**Work to complete:**
Leaving out every picture, retype the lines below from the top through the one that contains "4, 5, 6, 7, 8];".

**Provided entries:**
## begin

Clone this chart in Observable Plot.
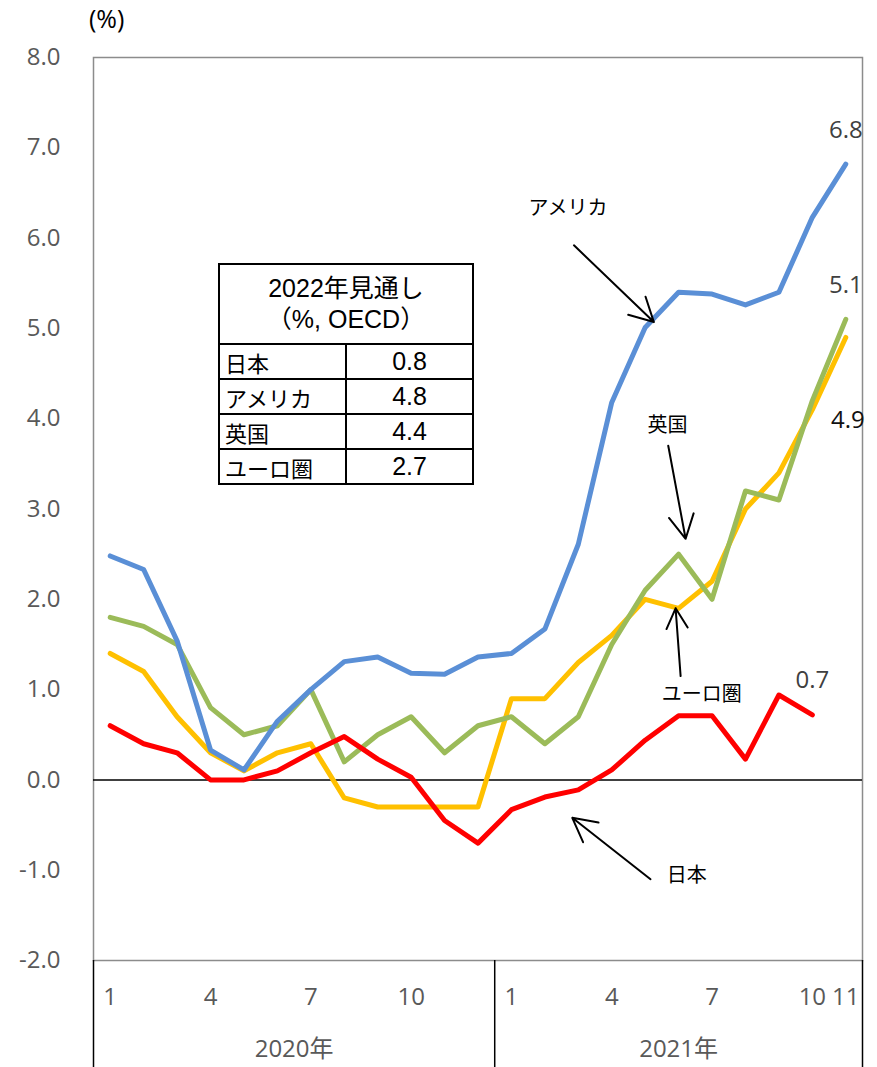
<!DOCTYPE html>
<html><head><meta charset="utf-8">
<script src="https://cdn.jsdelivr.net/npm/d3@7"></script>
<script src="https://cdn.jsdelivr.net/npm/@observablehq/plot@0.6"></script>
<style>
body{margin:0;background:#fff;}
#wrap{position:relative;width:877px;height:1067px;overflow:hidden;}
#unit{position:absolute;left:89px;top:3px;font-family:"Open Sans",sans-serif;font-size:25px;color:#000;line-height:1.2;}
#tbl{position:absolute;left:218px;top:263px;width:254px;border-collapse:collapse;table-layout:fixed;font-family:"Liberation Sans","Noto Sans CJK JP",sans-serif;color:#000;background:#fff;}
#tbl td{border:2px solid #000;padding:0;}
#tbl td.ttl{height:78px;text-align:center;line-height:31px;font-size:25px;}
#tbl td.nm{height:33px;text-align:left;padding-left:5px;font-size:22px;}
#tbl td.vl{height:33px;text-align:center;font-size:25px;}
</style></head><body><div id="wrap"></div>
<script>
// month index 0..22 = 2020-01 .. 2021-11
const monthTicks = [0, 3, 6, 9, 12, 15, 18, 21, 22];
const monthTickLabels = ["1", "4", "7", "10", "1", "4", "7", "10", "11"];
const years = ["2020年", "2021年"];
const yearCenters = [5.5, 17];
const yearDividers = [-0.5, 11.5, 22.5];

const japan = [0.6, 0.4, 0.3, 0.0, 0.0, 0.1, 0.3, 0.48, 0.23, 0.03, -0.45, -0.70, -0.33, -0.19, -0.11, 0.11, 0.44, 0.71, 0.71, 0.23, 0.94, 0.72];
const usa   = [2.48, 2.33, 1.54, 0.33, 0.11, 0.65, 1.0, 1.31, 1.36, 1.18, 1.17, 1.36, 1.40, 1.67, 2.61, 4.18, 5.01, 5.40, 5.38, 5.26, 5.40, 6.23, 6.82];
const uk    = [1.8, 1.7, 1.5, 0.8, 0.5, 0.6, 1.0, 0.2, 0.5, 0.7, 0.3, 0.6, 0.7, 0.4, 0.7, 1.5, 2.1, 2.5, 2.0, 3.2, 3.1, 4.2, 5.1];
const euro  = [1.4, 1.2, 0.7, 0.3, 0.1, 0.3, 0.4, -0.2, -0.3, -0.3, -0.3, -0.3, 0.9, 0.9, 1.3, 1.6, 2.0, 1.9, 2.2, 3.0, 3.4, 4.1, 4.9];

const yTicks = [-2, -1, 0, 1, 2, 3, 4, 5, 6, 7, 8];

// annotation labels and arrows (data units: month index, %)
const annoLabels = [
  {text: "アメリカ", i: 13.69, v: 6.33},
  {text: "英国", i: 16.67, v: 3.92},
  {text: "ユーロ圏", i: 17.69, v: 0.95},
  {text: "日本", i: 17.24, v: -1.06}
];
const annoArrows = [
  {i1: 13.87, v1: 5.92, i2: 16.26, v2: 5.07},
  {i1: 16.69, v1: 3.70, i2: 17.21, v2: 2.67},
  {i1: 17.06, v1: 1.15, i2: 16.91, v2: 1.90},
  {i1: 16.16, v1: -1.10, i2: 13.82, v2: -0.42}
];

// table
const tableTitle = ["2022年見通し", "（%, OECD）"];
const tableRegions = ["日本", "アメリカ", "英国", "ユーロ圏"];
const tableValues = ["0.8", "4.8", "4.4", "2.7"];

const toRows = arr => arr.map((v, i) => ({i, v}));
const numFont = '"Open Sans", "Noto Sans CJK JP", sans-serif';
const jpFont = '"Noto Sans CJK JP", sans-serif';

const chart = Plot.plot({
  width: 877,
  height: 1067,
  marginTop: 57,
  marginBottom: 107,
  marginLeft: 93,
  marginRight: 15,
  style: {fontFamily: numFont, fontSize: "24px", background: "#fff", overflow: "visible"},
  x: {domain: [-0.5, 22.5], axis: null},
  y: {domain: [-2, 8]},
  marks: [
    Plot.frame({stroke: "#8c8c8c", strokeWidth: 1.5}),
    Plot.axisY({ticks: yTicks, tickFormat: d => d.toFixed(1), tickSize: 0, tickPadding: 33, fontSize: 24, fill: "#595959", label: null}),
    Plot.ruleX(yearDividers, {y1: -2, y2: -3.3, stroke: "#000", strokeWidth: 1.5}),
    Plot.ruleY([0], {stroke: "#000", strokeWidth: 1.5}),
    Plot.text(monthTicks, {x: d => d, y: -2, text: (d, k) => monthTickLabels[k], dy: 37, fill: "#595959", fontSize: 24}),
    Plot.text(years, {x: (d, k) => yearCenters[k], y: -2, text: d => d, dy: 89, fill: "#595959", fontSize: 24}),
    Plot.line(toRows(euro), {x: "i", y: "v", stroke: "#FFC000", strokeWidth: 5, strokeLinejoin: "round", strokeLinecap: "round"}),
    Plot.line(toRows(uk), {x: "i", y: "v", stroke: "#9BBB59", strokeWidth: 5, strokeLinejoin: "round", strokeLinecap: "round"}),
    Plot.line(toRows(usa), {x: "i", y: "v", stroke: "#5A8FD6", strokeWidth: 5, strokeLinejoin: "round", strokeLinecap: "round"}),
    Plot.line(toRows(japan), {x: "i", y: "v", stroke: "#FF0000", strokeWidth: 5, strokeLinejoin: "round", strokeLinecap: "round"}),
    Plot.text([usa.length - 1], {x: d => d, y: d => usa[d], text: d => usa[d].toFixed(1), dy: -34, fill: "#404040", fontSize: 24}),
    Plot.text([uk.length - 1], {x: d => d, y: d => uk[d], text: d => uk[d].toFixed(1), dy: -34, fill: "#404040", fontSize: 24}),
    Plot.text([euro.length - 1], {x: d => d, y: d => euro[d], text: d => euro[d].toFixed(1), dy: 83, dx: 2, fill: "#111", fontSize: 24}),
    Plot.text([japan.length - 1], {x: d => d, y: d => japan[d], text: d => japan[d].toFixed(1), dy: -35, fill: "#404040", fontSize: 24}),
    Plot.arrow(annoArrows, {x1: "i1", y1: "v1", x2: "i2", y2: "v2", stroke: "#000", strokeWidth: 2, headLength: 20, headAngle: 56}),
    Plot.text(annoLabels, {x: "i", y: "v", text: "text", fontFamily: jpFont, fontSize: 20, fill: "#000"})
  ]
});

const wrap = document.getElementById("wrap");
wrap.appendChild(chart);

const unit = document.createElement("div");
unit.id = "unit";
unit.textContent = "(%)";
wrap.appendChild(unit);

const tbl = document.createElement("table");
tbl.id = "tbl";
const cg = document.createElement("colgroup");
cg.innerHTML = '<col style="width:127px"><col style="width:127px">';
tbl.appendChild(cg);
const tr0 = document.createElement("tr");
const th = document.createElement("td");
th.className = "ttl";
th.colSpan = 2;
th.innerHTML = tableTitle.join("<br>");
tr0.appendChild(th);
tbl.appendChild(tr0);
tableRegions.forEach((r, k) => {
  const tr = document.createElement("tr");
  const a = document.createElement("td"); a.className = "nm"; a.textContent = r;
  const b = document.createElement("td"); b.className = "vl"; b.textContent = tableValues[k];
  tr.appendChild(a); tr.appendChild(b);
  tbl.appendChild(tr);
});
wrap.appendChild(tbl);
</script>
</body></html>
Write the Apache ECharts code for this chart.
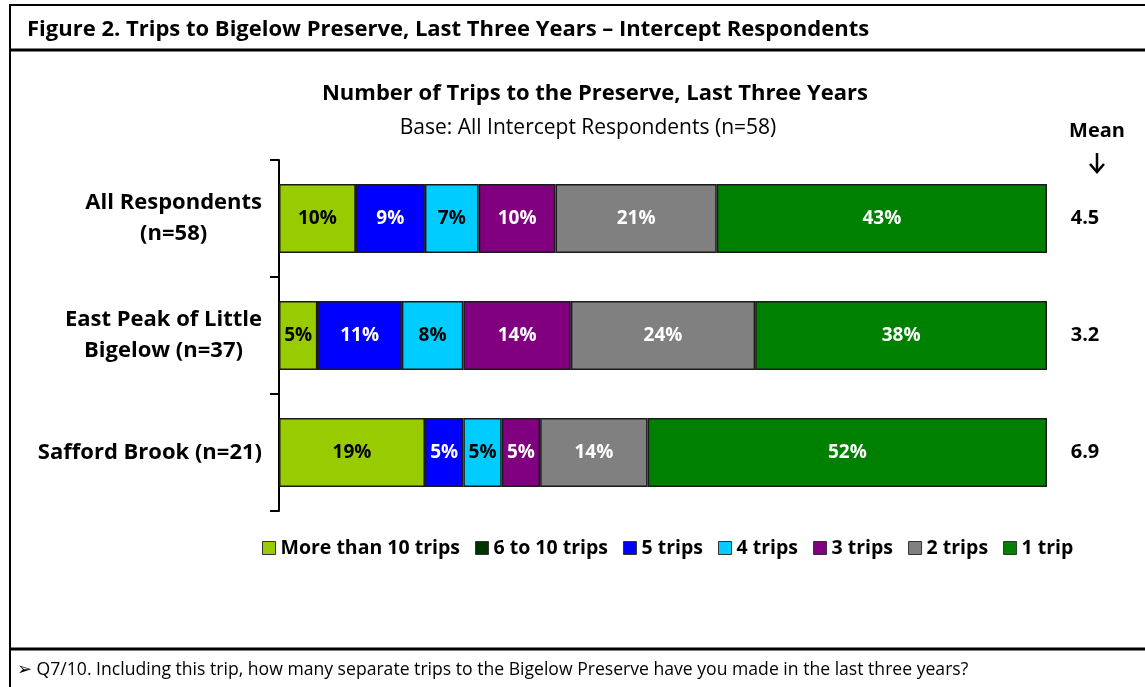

## end

**Result of the task:**
Clone this chart in Observable Plot.
<!DOCTYPE html>
<html><head><meta charset="utf-8">
<script src="https://cdn.jsdelivr.net/npm/d3@7"></script>
<script src="https://cdn.jsdelivr.net/npm/@observablehq/plot@0.6"></script>
<style>
body{margin:0;background:#fff;}
#wrap{position:relative;width:877px;height:1067px;overflow:hidden;}
#unit{position:absolute;left:89px;top:3px;font-family:"Open Sans",sans-serif;font-size:25px;color:#000;line-height:1.2;}
#tbl{position:absolute;left:218px;top:263px;width:254px;border-collapse:collapse;table-layout:fixed;font-family:"Liberation Sans","Noto Sans CJK JP",sans-serif;color:#000;background:#fff;}
#tbl td{border:2px solid #000;padding:0;}
#tbl td.ttl{height:78px;text-align:center;line-height:31px;font-size:25px;}
#tbl td.nm{height:33px;text-align:left;padding-left:5px;font-size:22px;}
#tbl td.vl{height:33px;text-align:center;font-size:25px;}
</style></head><body><div id="wrap"></div>
<script>
// month index 0..22 = 2020-01 .. 2021-11
const monthTicks = [0, 3, 6, 9, 12, 15, 18, 21, 22];
const monthTickLabels = ["1", "4", "7", "10", "1", "4", "7", "10", "11"];
const years = ["2020年", "2021年"];
const yearCenters = [5.5, 17];
const yearDividers = [-0.5, 11.5, 22.5];

const japan = [0.6, 0.4, 0.3, 0.0, 0.0, 0.1, 0.3, 0.48, 0.23, 0.03, -0.45, -0.70, -0.33, -0.19, -0.11, 0.11, 0.44, 0.71, 0.71, 0.23, 0.94, 0.72];
const usa   = [2.48, 2.33, 1.54, 0.33, 0.11, 0.65, 1.0, 1.31, 1.36, 1.18, 1.17, 1.36, 1.40, 1.67, 2.61, 4.18, 5.01, 5.40, 5.38, 5.26, 5.40, 6.23, 6.82];
const uk    = [1.8, 1.7, 1.5, 0.8, 0.5, 0.6, 1.0, 0.2, 0.5, 0.7, 0.3, 0.6, 0.7, 0.4, 0.7, 1.5, 2.1, 2.5, 2.0, 3.2, 3.1, 4.2, 5.1];
const euro  = [1.4, 1.2, 0.7, 0.3, 0.1, 0.3, 0.4, -0.2, -0.3, -0.3, -0.3, -0.3, 0.9, 0.9, 1.3, 1.6, 2.0, 1.9, 2.2, 3.0, 3.4, 4.1, 4.9];

const yTicks = [-2, -1, 0, 1, 2, 3, 4, 5, 6, 7, 8];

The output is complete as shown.